Objective:
Repeat all of the material below exactly as written, images excluded.

Records shown:
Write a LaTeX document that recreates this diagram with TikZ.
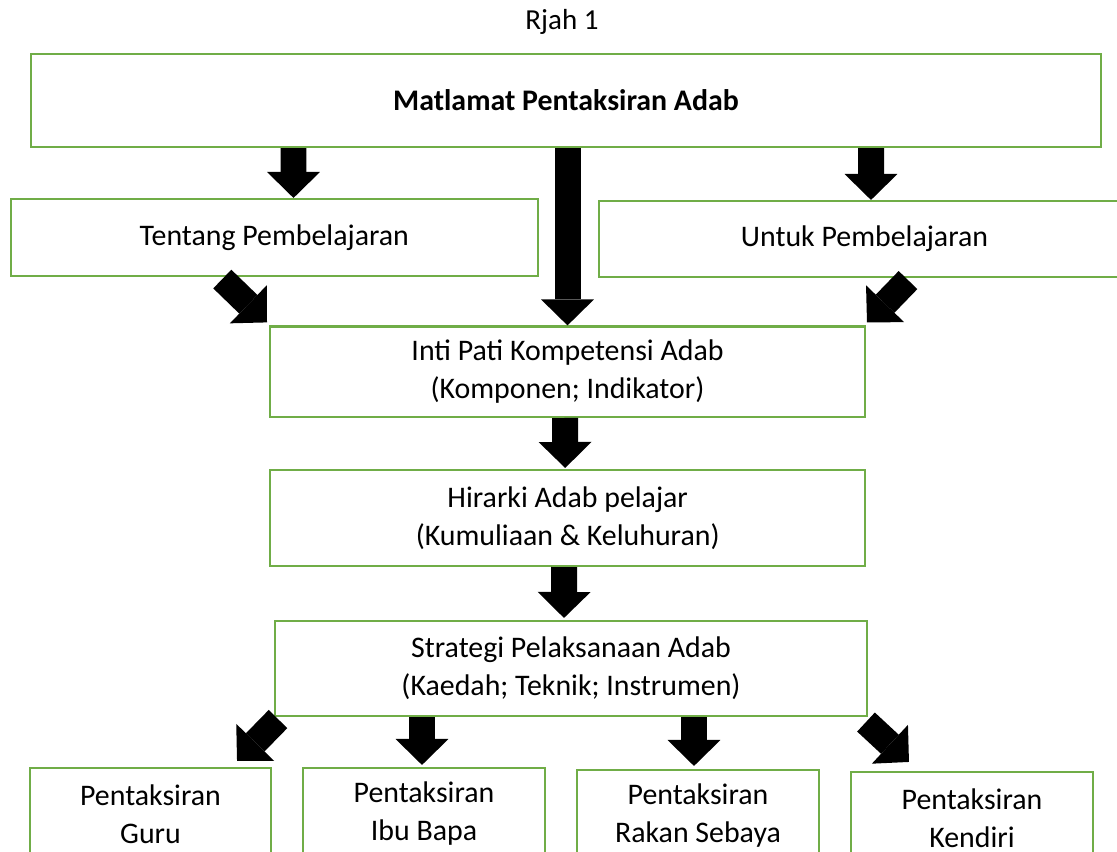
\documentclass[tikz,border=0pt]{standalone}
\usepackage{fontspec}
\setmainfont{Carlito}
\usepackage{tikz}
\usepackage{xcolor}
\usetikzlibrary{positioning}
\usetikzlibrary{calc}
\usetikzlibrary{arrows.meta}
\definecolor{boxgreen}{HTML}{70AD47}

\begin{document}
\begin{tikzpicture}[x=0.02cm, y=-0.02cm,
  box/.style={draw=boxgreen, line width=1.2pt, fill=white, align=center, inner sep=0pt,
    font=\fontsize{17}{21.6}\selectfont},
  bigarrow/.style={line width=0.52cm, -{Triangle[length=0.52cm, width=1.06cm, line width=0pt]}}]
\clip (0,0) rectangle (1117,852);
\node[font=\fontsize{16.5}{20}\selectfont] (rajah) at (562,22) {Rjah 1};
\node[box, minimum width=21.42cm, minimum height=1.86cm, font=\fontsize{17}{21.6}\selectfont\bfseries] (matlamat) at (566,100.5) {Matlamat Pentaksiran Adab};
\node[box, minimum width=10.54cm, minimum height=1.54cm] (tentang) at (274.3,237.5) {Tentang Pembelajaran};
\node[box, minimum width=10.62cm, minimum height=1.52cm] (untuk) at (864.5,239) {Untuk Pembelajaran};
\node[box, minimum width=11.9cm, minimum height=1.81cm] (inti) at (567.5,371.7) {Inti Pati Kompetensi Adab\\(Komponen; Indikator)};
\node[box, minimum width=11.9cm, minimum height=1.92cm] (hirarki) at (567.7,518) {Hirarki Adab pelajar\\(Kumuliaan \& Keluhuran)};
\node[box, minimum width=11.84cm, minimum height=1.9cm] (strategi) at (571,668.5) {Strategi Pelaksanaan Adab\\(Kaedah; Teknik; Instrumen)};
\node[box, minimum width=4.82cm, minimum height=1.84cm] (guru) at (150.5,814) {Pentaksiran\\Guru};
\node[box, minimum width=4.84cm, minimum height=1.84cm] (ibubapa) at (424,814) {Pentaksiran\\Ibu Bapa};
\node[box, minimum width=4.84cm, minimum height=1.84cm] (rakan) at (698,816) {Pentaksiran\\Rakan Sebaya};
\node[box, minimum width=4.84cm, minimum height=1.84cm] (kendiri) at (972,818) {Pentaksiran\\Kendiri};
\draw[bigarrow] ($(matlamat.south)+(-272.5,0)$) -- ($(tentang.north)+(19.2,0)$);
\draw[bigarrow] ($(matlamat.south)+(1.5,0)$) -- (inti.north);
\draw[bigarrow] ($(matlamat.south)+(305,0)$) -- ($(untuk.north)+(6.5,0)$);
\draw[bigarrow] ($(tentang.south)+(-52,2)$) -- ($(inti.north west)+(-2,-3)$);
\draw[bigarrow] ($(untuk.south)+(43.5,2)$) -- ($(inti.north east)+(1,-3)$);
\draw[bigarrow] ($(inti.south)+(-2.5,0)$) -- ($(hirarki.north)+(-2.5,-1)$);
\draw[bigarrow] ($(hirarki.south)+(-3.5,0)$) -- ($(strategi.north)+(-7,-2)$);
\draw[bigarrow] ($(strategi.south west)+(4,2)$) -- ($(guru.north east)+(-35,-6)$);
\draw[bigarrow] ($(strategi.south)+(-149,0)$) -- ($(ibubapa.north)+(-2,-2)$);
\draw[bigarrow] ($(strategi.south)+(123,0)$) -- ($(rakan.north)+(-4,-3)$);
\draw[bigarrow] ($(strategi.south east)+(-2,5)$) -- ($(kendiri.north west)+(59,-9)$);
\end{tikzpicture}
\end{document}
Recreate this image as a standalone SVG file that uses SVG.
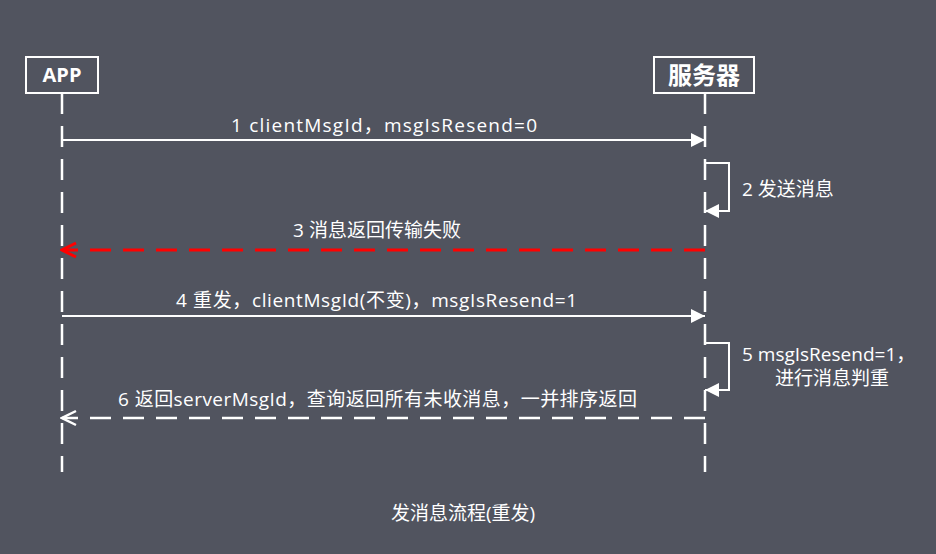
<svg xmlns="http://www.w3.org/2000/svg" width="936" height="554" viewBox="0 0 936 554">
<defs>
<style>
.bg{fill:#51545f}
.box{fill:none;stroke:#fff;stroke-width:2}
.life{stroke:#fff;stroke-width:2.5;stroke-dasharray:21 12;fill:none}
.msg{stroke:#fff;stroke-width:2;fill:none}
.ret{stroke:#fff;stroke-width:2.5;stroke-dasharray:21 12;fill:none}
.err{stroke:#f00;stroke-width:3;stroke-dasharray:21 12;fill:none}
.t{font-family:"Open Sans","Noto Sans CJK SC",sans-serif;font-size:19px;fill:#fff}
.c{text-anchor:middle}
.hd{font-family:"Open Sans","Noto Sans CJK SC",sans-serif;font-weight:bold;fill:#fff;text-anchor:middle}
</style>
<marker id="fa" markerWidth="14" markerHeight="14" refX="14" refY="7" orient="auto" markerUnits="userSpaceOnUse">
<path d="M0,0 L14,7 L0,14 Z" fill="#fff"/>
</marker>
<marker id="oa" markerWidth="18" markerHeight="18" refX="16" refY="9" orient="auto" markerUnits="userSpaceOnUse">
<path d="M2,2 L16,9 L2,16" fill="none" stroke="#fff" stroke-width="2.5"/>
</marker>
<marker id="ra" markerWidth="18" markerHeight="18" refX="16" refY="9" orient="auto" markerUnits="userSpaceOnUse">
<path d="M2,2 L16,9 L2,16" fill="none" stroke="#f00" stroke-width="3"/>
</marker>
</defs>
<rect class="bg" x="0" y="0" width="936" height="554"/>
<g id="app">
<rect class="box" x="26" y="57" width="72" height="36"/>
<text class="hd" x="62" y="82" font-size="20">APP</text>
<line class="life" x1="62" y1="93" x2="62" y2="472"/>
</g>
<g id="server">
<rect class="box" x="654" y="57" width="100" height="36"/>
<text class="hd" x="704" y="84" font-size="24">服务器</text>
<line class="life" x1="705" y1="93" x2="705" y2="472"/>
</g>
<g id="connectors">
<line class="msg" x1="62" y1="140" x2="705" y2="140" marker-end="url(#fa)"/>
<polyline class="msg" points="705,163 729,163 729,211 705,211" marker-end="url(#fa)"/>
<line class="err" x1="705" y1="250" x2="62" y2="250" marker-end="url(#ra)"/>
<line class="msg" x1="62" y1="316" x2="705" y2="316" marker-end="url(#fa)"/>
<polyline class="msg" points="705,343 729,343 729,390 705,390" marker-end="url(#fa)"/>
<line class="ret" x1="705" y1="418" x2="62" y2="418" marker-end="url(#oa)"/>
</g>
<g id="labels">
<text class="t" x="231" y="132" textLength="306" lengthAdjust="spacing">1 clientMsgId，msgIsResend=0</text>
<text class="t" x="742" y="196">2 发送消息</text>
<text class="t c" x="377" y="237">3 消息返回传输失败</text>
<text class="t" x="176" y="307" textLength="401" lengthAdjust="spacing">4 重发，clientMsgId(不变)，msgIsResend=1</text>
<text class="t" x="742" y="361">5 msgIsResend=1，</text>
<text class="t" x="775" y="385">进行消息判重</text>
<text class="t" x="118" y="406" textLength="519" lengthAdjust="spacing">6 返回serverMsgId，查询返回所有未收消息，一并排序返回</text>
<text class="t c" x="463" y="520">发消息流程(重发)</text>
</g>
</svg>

Task solution:
Write a LaTeX document that recreates this diagram with TikZ.
\documentclass[tikz,border=0pt]{standalone}
\usepackage{fontspec}
\setmainfont{Carlito}
\usepackage{tikz}
\usepackage{xcolor}
\usetikzlibrary{positioning}
\usetikzlibrary{calc}
\usetikzlibrary{arrows.meta}
\definecolor{boxgreen}{HTML}{70AD47}

\begin{document}
\begin{tikzpicture}[x=0.02cm, y=-0.02cm,
  box/.style={draw=boxgreen, line width=1.2pt, fill=white, align=center, inner sep=0pt,
    font=\fontsize{17}{21.6}\selectfont},
  bigarrow/.style={line width=0.52cm, -{Triangle[length=0.52cm, width=1.06cm, line width=0pt]}}]
\clip (0,0) rectangle (1117,852);
\node[font=\fontsize{16.5}{20}\selectfont] (rajah) at (562,22) {Rjah 1};
\node[box, minimum width=21.42cm, minimum height=1.86cm, font=\fontsize{17}{21.6}\selectfont\bfseries] (matlamat) at (566,100.5) {Matlamat Pentaksiran Adab};
\node[box, minimum width=10.54cm, minimum height=1.54cm] (tentang) at (274.3,237.5) {Tentang Pembelajaran};
\node[box, minimum width=10.62cm, minimum height=1.52cm] (untuk) at (864.5,239) {Untuk Pembelajaran};
\node[box, minimum width=11.9cm, minimum height=1.81cm] (inti) at (567.5,371.7) {Inti Pati Kompetensi Adab\\(Komponen; Indikator)};
\node[box, minimum width=11.9cm, minimum height=1.92cm] (hirarki) at (567.7,518) {Hirarki Adab pelajar\\(Kumuliaan \& Keluhuran)};
\node[box, minimum width=11.84cm, minimum height=1.9cm] (strategi) at (571,668.5) {Strategi Pelaksanaan Adab\\(Kaedah; Teknik; Instrumen)};
\node[box, minimum width=4.82cm, minimum height=1.84cm] (guru) at (150.5,814) {Pentaksiran\\Guru};
\node[box, minimum width=4.84cm, minimum height=1.84cm] (ibubapa) at (424,814) {Pentaksiran\\Ibu Bapa};
\node[box, minimum width=4.84cm, minimum height=1.84cm] (rakan) at (698,816) {Pentaksiran\\Rakan Sebaya};
\node[box, minimum width=4.84cm, minimum height=1.84cm] (kendiri) at (972,818) {Pentaksiran\\Kendiri};
\draw[bigarrow] ($(matlamat.south)+(-272.5,0)$) -- ($(tentang.north)+(19.2,0)$);
\draw[bigarrow] ($(matlamat.south)+(1.5,0)$) -- (inti.north);
\draw[bigarrow] ($(matlamat.south)+(305,0)$) -- ($(untuk.north)+(6.5,0)$);
\draw[bigarrow] ($(tentang.south)+(-52,2)$) -- ($(inti.north west)+(-2,-3)$);
\draw[bigarrow] ($(untuk.south)+(43.5,2)$) -- ($(inti.north east)+(1,-3)$);
\draw[bigarrow] ($(inti.south)+(-2.5,0)$) -- ($(hirarki.north)+(-2.5,-1)$);
\draw[bigarrow] ($(hirarki.south)+(-3.5,0)$) -- ($(strategi.north)+(-7,-2)$);
\draw[bigarrow] ($(strategi.south west)+(4,2)$) -- ($(guru.north east)+(-35,-6)$);
\draw[bigarrow] ($(strategi.south)+(-149,0)$) -- ($(ibubapa.north)+(-2,-2)$);
\draw[bigarrow] ($(strategi.south)+(123,0)$) -- ($(rakan.north)+(-4,-3)$);
\draw[bigarrow] ($(strategi.south east)+(-2,5)$) -- ($(kendiri.north west)+(59,-9)$);
\end{tikzpicture}
\end{document}
Recreate this image as a standalone SVG file that uses SVG.
<svg xmlns="http://www.w3.org/2000/svg" width="936" height="554" viewBox="0 0 936 554">
<defs>
<style>
.bg{fill:#51545f}
.box{fill:none;stroke:#fff;stroke-width:2}
.life{stroke:#fff;stroke-width:2.5;stroke-dasharray:21 12;fill:none}
.msg{stroke:#fff;stroke-width:2;fill:none}
.ret{stroke:#fff;stroke-width:2.5;stroke-dasharray:21 12;fill:none}
.err{stroke:#f00;stroke-width:3;stroke-dasharray:21 12;fill:none}
.t{font-family:"Open Sans","Noto Sans CJK SC",sans-serif;font-size:19px;fill:#fff}
.c{text-anchor:middle}
.hd{font-family:"Open Sans","Noto Sans CJK SC",sans-serif;font-weight:bold;fill:#fff;text-anchor:middle}
</style>
<marker id="fa" markerWidth="14" markerHeight="14" refX="14" refY="7" orient="auto" markerUnits="userSpaceOnUse">
<path d="M0,0 L14,7 L0,14 Z" fill="#fff"/>
</marker>
<marker id="oa" markerWidth="18" markerHeight="18" refX="16" refY="9" orient="auto" markerUnits="userSpaceOnUse">
<path d="M2,2 L16,9 L2,16" fill="none" stroke="#fff" stroke-width="2.5"/>
</marker>
<marker id="ra" markerWidth="18" markerHeight="18" refX="16" refY="9" orient="auto" markerUnits="userSpaceOnUse">
<path d="M2,2 L16,9 L2,16" fill="none" stroke="#f00" stroke-width="3"/>
</marker>
</defs>
<rect class="bg" x="0" y="0" width="936" height="554"/>
<g id="app">
<rect class="box" x="26" y="57" width="72" height="36"/>
<text class="hd" x="62" y="82" font-size="20">APP</text>
<line class="life" x1="62" y1="93" x2="62" y2="472"/>
</g>
<g id="server">
<rect class="box" x="654" y="57" width="100" height="36"/>
<text class="hd" x="704" y="84" font-size="24">服务器</text>
<line class="life" x1="705" y1="93" x2="705" y2="472"/>
</g>
<g id="connectors">
<line class="msg" x1="62" y1="140" x2="705" y2="140" marker-end="url(#fa)"/>
<polyline class="msg" points="705,163 729,163 729,211 705,211" marker-end="url(#fa)"/>
<line class="err" x1="705" y1="250" x2="62" y2="250" marker-end="url(#ra)"/>
<line class="msg" x1="62" y1="316" x2="705" y2="316" marker-end="url(#fa)"/>
<polyline class="msg" points="705,343 729,343 729,390 705,390" marker-end="url(#fa)"/>
<line class="ret" x1="705" y1="418" x2="62" y2="418" marker-end="url(#oa)"/>
</g>
<g id="labels">
<text class="t" x="231" y="132" textLength="306" lengthAdjust="spacing">1 clientMsgId，msgIsResend=0</text>
<text class="t" x="742" y="196">2 发送消息</text>
<text class="t c" x="377" y="237">3 消息返回传输失败</text>
<text class="t" x="176" y="307" textLength="401" lengthAdjust="spacing">4 重发，clientMsgId(不变)，msgIsResend=1</text>
<text class="t" x="742" y="361">5 msgIsResend=1，</text>
<text class="t" x="775" y="385">进行消息判重</text>
<text class="t" x="118" y="406" textLength="519" lengthAdjust="spacing">6 返回serverMsgId，查询返回所有未收消息，一并排序返回</text>
<text class="t c" x="463" y="520">发消息流程(重发)</text>
</g>
</svg>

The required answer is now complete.